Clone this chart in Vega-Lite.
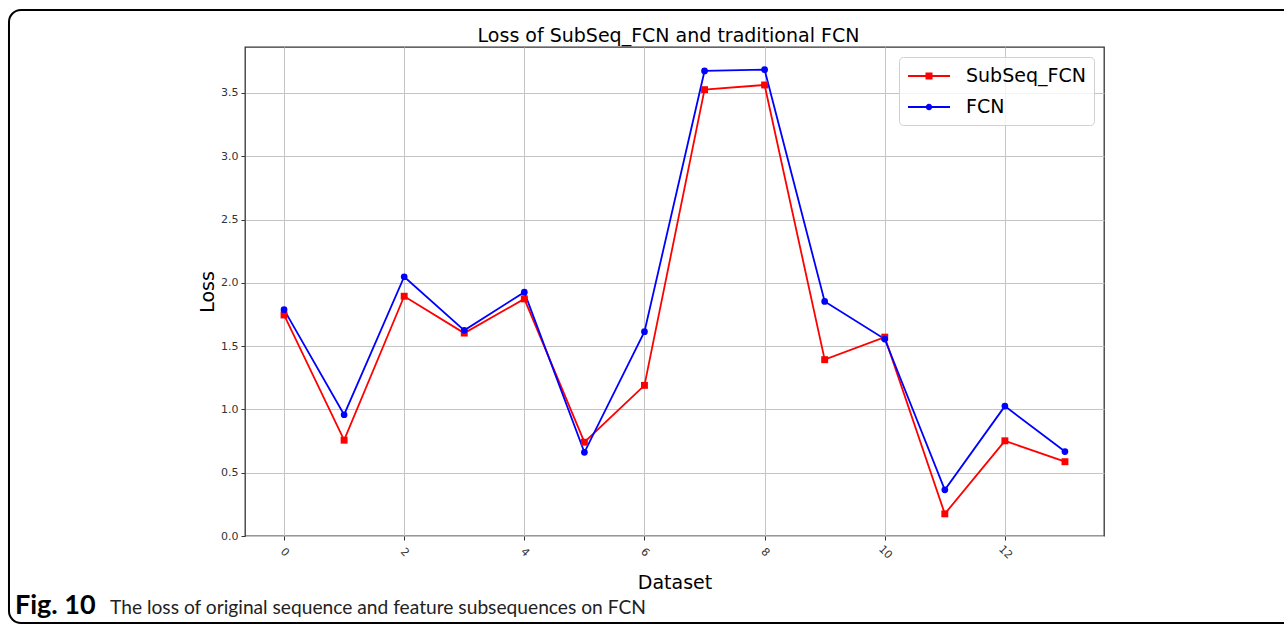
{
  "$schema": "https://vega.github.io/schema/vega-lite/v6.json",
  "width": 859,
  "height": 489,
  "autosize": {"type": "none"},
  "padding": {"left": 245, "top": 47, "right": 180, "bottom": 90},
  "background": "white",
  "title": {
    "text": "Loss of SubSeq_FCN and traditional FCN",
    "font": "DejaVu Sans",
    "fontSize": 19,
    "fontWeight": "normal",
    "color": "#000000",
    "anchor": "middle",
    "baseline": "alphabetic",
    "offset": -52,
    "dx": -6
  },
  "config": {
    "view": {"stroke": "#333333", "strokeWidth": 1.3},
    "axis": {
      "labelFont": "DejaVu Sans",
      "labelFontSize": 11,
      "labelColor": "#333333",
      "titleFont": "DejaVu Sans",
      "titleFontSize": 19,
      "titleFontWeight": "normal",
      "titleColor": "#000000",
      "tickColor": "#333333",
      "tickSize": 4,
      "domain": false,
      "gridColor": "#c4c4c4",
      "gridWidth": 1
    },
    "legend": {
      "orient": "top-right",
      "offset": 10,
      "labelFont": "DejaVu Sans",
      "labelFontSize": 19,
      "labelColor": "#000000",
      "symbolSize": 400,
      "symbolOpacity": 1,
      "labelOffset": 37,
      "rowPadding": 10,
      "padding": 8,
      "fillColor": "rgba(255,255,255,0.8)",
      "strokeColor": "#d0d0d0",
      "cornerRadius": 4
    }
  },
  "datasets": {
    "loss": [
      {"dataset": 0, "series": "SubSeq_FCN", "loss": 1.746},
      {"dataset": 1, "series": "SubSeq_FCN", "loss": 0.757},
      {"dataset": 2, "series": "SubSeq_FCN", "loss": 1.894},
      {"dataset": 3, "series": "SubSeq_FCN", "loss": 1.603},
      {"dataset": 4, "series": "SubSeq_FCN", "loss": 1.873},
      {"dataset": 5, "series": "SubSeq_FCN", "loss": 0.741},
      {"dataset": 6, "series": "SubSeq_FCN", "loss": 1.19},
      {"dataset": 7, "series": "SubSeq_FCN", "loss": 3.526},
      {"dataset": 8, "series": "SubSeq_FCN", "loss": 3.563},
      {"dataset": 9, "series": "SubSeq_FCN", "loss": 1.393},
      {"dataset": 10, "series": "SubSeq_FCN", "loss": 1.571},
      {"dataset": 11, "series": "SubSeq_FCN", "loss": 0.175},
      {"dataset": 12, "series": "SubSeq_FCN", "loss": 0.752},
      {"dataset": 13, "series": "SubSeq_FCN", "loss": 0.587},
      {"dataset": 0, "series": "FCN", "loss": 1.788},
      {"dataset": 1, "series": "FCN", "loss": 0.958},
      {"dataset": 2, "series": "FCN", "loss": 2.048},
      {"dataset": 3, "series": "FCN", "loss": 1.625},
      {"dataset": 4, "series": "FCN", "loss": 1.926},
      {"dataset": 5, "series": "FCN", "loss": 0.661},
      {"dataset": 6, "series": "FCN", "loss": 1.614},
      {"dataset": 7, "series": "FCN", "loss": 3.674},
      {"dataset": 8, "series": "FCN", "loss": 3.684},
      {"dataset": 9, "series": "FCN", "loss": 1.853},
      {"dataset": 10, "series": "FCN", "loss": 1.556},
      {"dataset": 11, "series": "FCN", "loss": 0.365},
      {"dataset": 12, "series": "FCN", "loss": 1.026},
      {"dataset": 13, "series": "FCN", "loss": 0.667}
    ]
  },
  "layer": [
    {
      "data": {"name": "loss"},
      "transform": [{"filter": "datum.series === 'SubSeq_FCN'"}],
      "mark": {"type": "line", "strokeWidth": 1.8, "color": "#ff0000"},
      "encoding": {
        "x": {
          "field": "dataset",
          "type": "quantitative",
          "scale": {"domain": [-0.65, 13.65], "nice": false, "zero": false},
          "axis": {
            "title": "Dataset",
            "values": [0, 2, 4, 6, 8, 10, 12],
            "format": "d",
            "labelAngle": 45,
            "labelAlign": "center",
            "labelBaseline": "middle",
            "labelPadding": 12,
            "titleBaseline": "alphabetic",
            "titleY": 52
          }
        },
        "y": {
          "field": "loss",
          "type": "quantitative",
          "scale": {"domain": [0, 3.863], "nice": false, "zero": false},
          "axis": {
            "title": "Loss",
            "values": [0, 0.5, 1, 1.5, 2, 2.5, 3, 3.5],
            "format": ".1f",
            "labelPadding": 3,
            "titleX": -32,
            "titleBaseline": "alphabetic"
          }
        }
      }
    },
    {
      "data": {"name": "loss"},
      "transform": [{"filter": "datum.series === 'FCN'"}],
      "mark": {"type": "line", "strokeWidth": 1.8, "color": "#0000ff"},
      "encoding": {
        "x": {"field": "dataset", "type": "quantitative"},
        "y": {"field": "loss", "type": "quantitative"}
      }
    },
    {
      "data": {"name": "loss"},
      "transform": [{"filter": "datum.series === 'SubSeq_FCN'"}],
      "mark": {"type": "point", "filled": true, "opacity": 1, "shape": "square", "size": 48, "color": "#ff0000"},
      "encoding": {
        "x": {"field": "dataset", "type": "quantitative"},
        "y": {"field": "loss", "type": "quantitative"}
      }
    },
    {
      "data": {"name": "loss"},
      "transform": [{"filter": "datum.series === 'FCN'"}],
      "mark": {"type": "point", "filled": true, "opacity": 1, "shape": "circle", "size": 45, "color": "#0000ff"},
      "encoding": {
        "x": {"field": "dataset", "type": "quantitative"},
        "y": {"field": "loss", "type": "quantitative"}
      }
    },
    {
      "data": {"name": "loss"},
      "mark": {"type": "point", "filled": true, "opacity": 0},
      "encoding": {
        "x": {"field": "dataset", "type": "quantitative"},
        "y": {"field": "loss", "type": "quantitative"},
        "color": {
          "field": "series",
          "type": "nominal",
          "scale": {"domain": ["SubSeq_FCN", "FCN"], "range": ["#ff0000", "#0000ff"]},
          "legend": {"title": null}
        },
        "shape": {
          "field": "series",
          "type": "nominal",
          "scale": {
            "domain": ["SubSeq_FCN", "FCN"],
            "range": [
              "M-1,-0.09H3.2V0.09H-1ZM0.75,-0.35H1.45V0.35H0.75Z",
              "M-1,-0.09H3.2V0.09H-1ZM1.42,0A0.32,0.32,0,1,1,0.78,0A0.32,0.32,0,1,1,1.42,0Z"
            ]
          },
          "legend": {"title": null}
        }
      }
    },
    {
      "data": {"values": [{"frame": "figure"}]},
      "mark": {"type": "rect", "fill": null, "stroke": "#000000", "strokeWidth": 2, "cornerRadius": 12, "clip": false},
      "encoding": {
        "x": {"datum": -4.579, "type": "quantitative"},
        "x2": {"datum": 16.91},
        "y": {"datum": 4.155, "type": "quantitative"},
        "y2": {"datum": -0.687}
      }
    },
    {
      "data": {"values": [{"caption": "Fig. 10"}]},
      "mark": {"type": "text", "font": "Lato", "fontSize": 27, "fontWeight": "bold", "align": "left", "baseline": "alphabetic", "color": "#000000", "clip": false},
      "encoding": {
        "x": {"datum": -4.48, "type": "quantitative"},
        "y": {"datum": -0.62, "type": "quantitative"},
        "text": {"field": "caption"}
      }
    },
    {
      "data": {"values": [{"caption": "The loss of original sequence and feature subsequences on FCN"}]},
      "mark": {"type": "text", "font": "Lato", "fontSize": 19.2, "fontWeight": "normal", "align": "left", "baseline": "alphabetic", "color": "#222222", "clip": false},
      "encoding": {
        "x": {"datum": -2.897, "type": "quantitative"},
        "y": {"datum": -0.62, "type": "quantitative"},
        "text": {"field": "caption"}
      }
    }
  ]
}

- _GIVEN EXERCISE_:
Set down the material above as is, without any pictures.

- _EXERCISE ANSWER_:
Clone this chart in Vega-Lite.
{
  "$schema": "https://vega.github.io/schema/vega-lite/v6.json",
  "width": 859,
  "height": 489,
  "autosize": {"type": "none"},
  "padding": {"left": 245, "top": 47, "right": 180, "bottom": 90},
  "background": "white",
  "title": {
    "text": "Loss of SubSeq_FCN and traditional FCN",
    "font": "DejaVu Sans",
    "fontSize": 19,
    "fontWeight": "normal",
    "color": "#000000",
    "anchor": "middle",
    "baseline": "alphabetic",
    "offset": -52,
    "dx": -6
  },
  "config": {
    "view": {"stroke": "#333333", "strokeWidth": 1.3},
    "axis": {
      "labelFont": "DejaVu Sans",
      "labelFontSize": 11,
      "labelColor": "#333333",
      "titleFont": "DejaVu Sans",
      "titleFontSize": 19,
      "titleFontWeight": "normal",
      "titleColor": "#000000",
      "tickColor": "#333333",
      "tickSize": 4,
      "domain": false,
      "gridColor": "#c4c4c4",
      "gridWidth": 1
    },
    "legend": {
      "orient": "top-right",
      "offset": 10,
      "labelFont": "DejaVu Sans",
      "labelFontSize": 19,
      "labelColor": "#000000",
      "symbolSize": 400,
      "symbolOpacity": 1,
      "labelOffset": 37,
      "rowPadding": 10,
      "padding": 8,
      "fillColor": "rgba(255,255,255,0.8)",
      "strokeColor": "#d0d0d0",
      "cornerRadius": 4
    }
  },
  "datasets": {
    "loss": [
      {"dataset": 0, "series": "SubSeq_FCN", "loss": 1.746},
      {"dataset": 1, "series": "SubSeq_FCN", "loss": 0.757},
      {"dataset": 2, "series": "SubSeq_FCN", "loss": 1.894},
      {"dataset": 3, "series": "SubSeq_FCN", "loss": 1.603},
      {"dataset": 4, "series": "SubSeq_FCN", "loss": 1.873},
      {"dataset": 5, "series": "SubSeq_FCN", "loss": 0.741},
      {"dataset": 6, "series": "SubSeq_FCN", "loss": 1.19},
      {"dataset": 7, "series": "SubSeq_FCN", "loss": 3.526},
      {"dataset": 8, "series": "SubSeq_FCN", "loss": 3.563},
      {"dataset": 9, "series": "SubSeq_FCN", "loss": 1.393},
      {"dataset": 10, "series": "SubSeq_FCN", "loss": 1.571},
      {"dataset": 11, "series": "SubSeq_FCN", "loss": 0.175},
      {"dataset": 12, "series": "SubSeq_FCN", "loss": 0.752},
      {"dataset": 13, "series": "SubSeq_FCN", "loss": 0.587},
      {"dataset": 0, "series": "FCN", "loss": 1.788},
      {"dataset": 1, "series": "FCN", "loss": 0.958},
      {"dataset": 2, "series": "FCN", "loss": 2.048},
      {"dataset": 3, "series": "FCN", "loss": 1.625},
      {"dataset": 4, "series": "FCN", "loss": 1.926},
      {"dataset": 5, "series": "FCN", "loss": 0.661},
      {"dataset": 6, "series": "FCN", "loss": 1.614},
      {"dataset": 7, "series": "FCN", "loss": 3.674},
      {"dataset": 8, "series": "FCN", "loss": 3.684},
      {"dataset": 9, "series": "FCN", "loss": 1.853},
      {"dataset": 10, "series": "FCN", "loss": 1.556},
      {"dataset": 11, "series": "FCN", "loss": 0.365},
      {"dataset": 12, "series": "FCN", "loss": 1.026},
      {"dataset": 13, "series": "FCN", "loss": 0.667}
    ]
  },
  "layer": [
    {
      "data": {"name": "loss"},
      "transform": [{"filter": "datum.series === 'SubSeq_FCN'"}],
      "mark": {"type": "line", "strokeWidth": 1.8, "color": "#ff0000"},
      "encoding": {
        "x": {
          "field": "dataset",
          "type": "quantitative",
          "scale": {"domain": [-0.65, 13.65], "nice": false, "zero": false},
          "axis": {
            "title": "Dataset",
            "values": [0, 2, 4, 6, 8, 10, 12],
            "format": "d",
            "labelAngle": 45,
            "labelAlign": "center",
            "labelBaseline": "middle",
            "labelPadding": 12,
            "titleBaseline": "alphabetic",
            "titleY": 52
          }
        },
        "y": {
          "field": "loss",
          "type": "quantitative",
          "scale": {"domain": [0, 3.863], "nice": false, "zero": false},
          "axis": {
            "title": "Loss",
            "values": [0, 0.5, 1, 1.5, 2, 2.5, 3, 3.5],
            "format": ".1f",
            "labelPadding": 3,
            "titleX": -32,
            "titleBaseline": "alphabetic"
          }
        }
      }
    },
    {
      "data": {"name": "loss"},
      "transform": [{"filter": "datum.series === 'FCN'"}],
      "mark": {"type": "line", "strokeWidth": 1.8, "color": "#0000ff"},
      "encoding": {
        "x": {"field": "dataset", "type": "quantitative"},
        "y": {"field": "loss", "type": "quantitative"}
      }
    },
    {
      "data": {"name": "loss"},
      "transform": [{"filter": "datum.series === 'SubSeq_FCN'"}],
      "mark": {"type": "point", "filled": true, "opacity": 1, "shape": "square", "size": 48, "color": "#ff0000"},
      "encoding": {
        "x": {"field": "dataset", "type": "quantitative"},
        "y": {"field": "loss", "type": "quantitative"}
      }
    },
    {
      "data": {"name": "loss"},
      "transform": [{"filter": "datum.series === 'FCN'"}],
      "mark": {"type": "point", "filled": true, "opacity": 1, "shape": "circle", "size": 45, "color": "#0000ff"},
      "encoding": {
        "x": {"field": "dataset", "type": "quantitative"},
        "y": {"field": "loss", "type": "quantitative"}
      }
    },
    {
      "data": {"name": "loss"},
      "mark": {"type": "point", "filled": true, "opacity": 0},
      "encoding": {
        "x": {"field": "dataset", "type": "quantitative"},
        "y": {"field": "loss", "type": "quantitative"},
        "color": {
          "field": "series",
          "type": "nominal",
          "scale": {"domain": ["SubSeq_FCN", "FCN"], "range": ["#ff0000", "#0000ff"]},
          "legend": {"title": null}
        },
        "shape": {
          "field": "series",
          "type": "nominal",
          "scale": {
            "domain": ["SubSeq_FCN", "FCN"],
            "range": [
              "M-1,-0.09H3.2V0.09H-1ZM0.75,-0.35H1.45V0.35H0.75Z",
              "M-1,-0.09H3.2V0.09H-1ZM1.42,0A0.32,0.32,0,1,1,0.78,0A0.32,0.32,0,1,1,1.42,0Z"
            ]
          },
          "legend": {"title": null}
        }
      }
    },
    {
      "data": {"values": [{"frame": "figure"}]},
      "mark": {"type": "rect", "fill": null, "stroke": "#000000", "strokeWidth": 2, "cornerRadius": 12, "clip": false},
      "encoding": {
        "x": {"datum": -4.579, "type": "quantitative"},
        "x2": {"datum": 16.91},
        "y": {"datum": 4.155, "type": "quantitative"},
        "y2": {"datum": -0.687}
      }
    },
    {
      "data": {"values": [{"caption": "Fig. 10"}]},
      "mark": {"type": "text", "font": "Lato", "fontSize": 27, "fontWeight": "bold", "align": "left", "baseline": "alphabetic", "color": "#000000", "clip": false},
      "encoding": {
        "x": {"datum": -4.48, "type": "quantitative"},
        "y": {"datum": -0.62, "type": "quantitative"},
        "text": {"field": "caption"}
      }
    },
    {
      "data": {"values": [{"caption": "The loss of original sequence and feature subsequences on FCN"}]},
      "mark": {"type": "text", "font": "Lato", "fontSize": 19.2, "fontWeight": "normal", "align": "left", "baseline": "alphabetic", "color": "#222222", "clip": false},
      "encoding": {
        "x": {"datum": -2.897, "type": "quantitative"},
        "y": {"datum": -0.62, "type": "quantitative"},
        "text": {"field": "caption"}
      }
    }
  ]
}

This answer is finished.